Bit-Slice Design: Controllers and ALUs

Simple Controller continued

Last Edit April 3, 1997; May 1, 1999; July 9, 2001

Improved Architecture

The CCU is improved by placing the next-address MUX to input directly into the PROM to avoid the counter set-up time. The counter then becomes one of three inputs into the next-address MUX. The condition select MUX must be replaced by equivalent logic to generate the two MUX select signals of the new start address MUX.

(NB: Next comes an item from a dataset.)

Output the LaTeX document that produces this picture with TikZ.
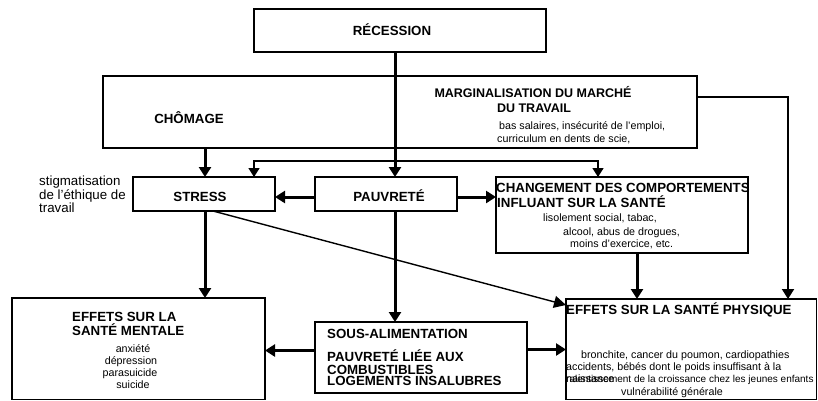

The counter has moved to a position where it cannot receive a proper input. It must be replaced with a register, called the microprogram counter (µPC). The incrementer is connected to the PROM memory input and outputs to the µPC. The incrementer always contains the address being fetched plus 1. The outputs of the incrementer are gated into the µPC on the rising edge of the clock. The resulting configuration is shown in Figure 2-22.

Figure 2-22 Completed Elementary System

No Branch

The timing diagram for Figure 2-22 for no-branch execution is shown in Figture 2-23. What exists now is a three-level pipeline. During the first microcycle, the memory is fetching microinstruction i. The address of microinstruction i is in the µPC. The incrementer is one instruction ahead, with the address of microinstruction i + 1. The pipeline register contains microinstruction i - 1, which is in execution. The ACC contains the results of microinstruction i - 2. The execution proceeds as in earlier diagrams.

Figure 2-23 Microcycle Timing for the System in Figure 2-22, no branch

CLOCK
(each col = one µcycle) cycle cycle cycle cycle cycle

Incrementer µ-inst i+1
ADR µ-inst i+2
ADR µ-inst i+3
ADR µ-inst i+4
ADR µ-inst i+5
ADR

µPC Register µ-inst i
ADR µ-inst i+1
ADR µ-inst i+2
ADR µ-inst i+3
ADR µ-inst i+4
ADR

Memory FETCH
µ-inst i FETCH
µ-inst i+1 FETCH
µ-inst i+2 FETCH
µ-inst i+3 FETCH
µ-inst i+4

Pipeline Register µ-inst i-1 µ-inst i µ-inst i+1 µ-inst i+2 µ-inst i+3

ALU EXECUTE
µ-inst i-1 EXECUTE
µ-inst i EXECUTE
µ-inst i+1 EXECUTE
µ-inst i+2 EXECUTE
µ-inst i+3

Accumulator Result of
µ-inst i-2 Result of
µ-inst i-1 Result of
µ-inst i Result of
µ-inst i+1 Result of
µ-inst i+2

Improved Branching

The difference between the dersign is shown in the activity which occurs when a branch is executed, as shown in Figure 2-24.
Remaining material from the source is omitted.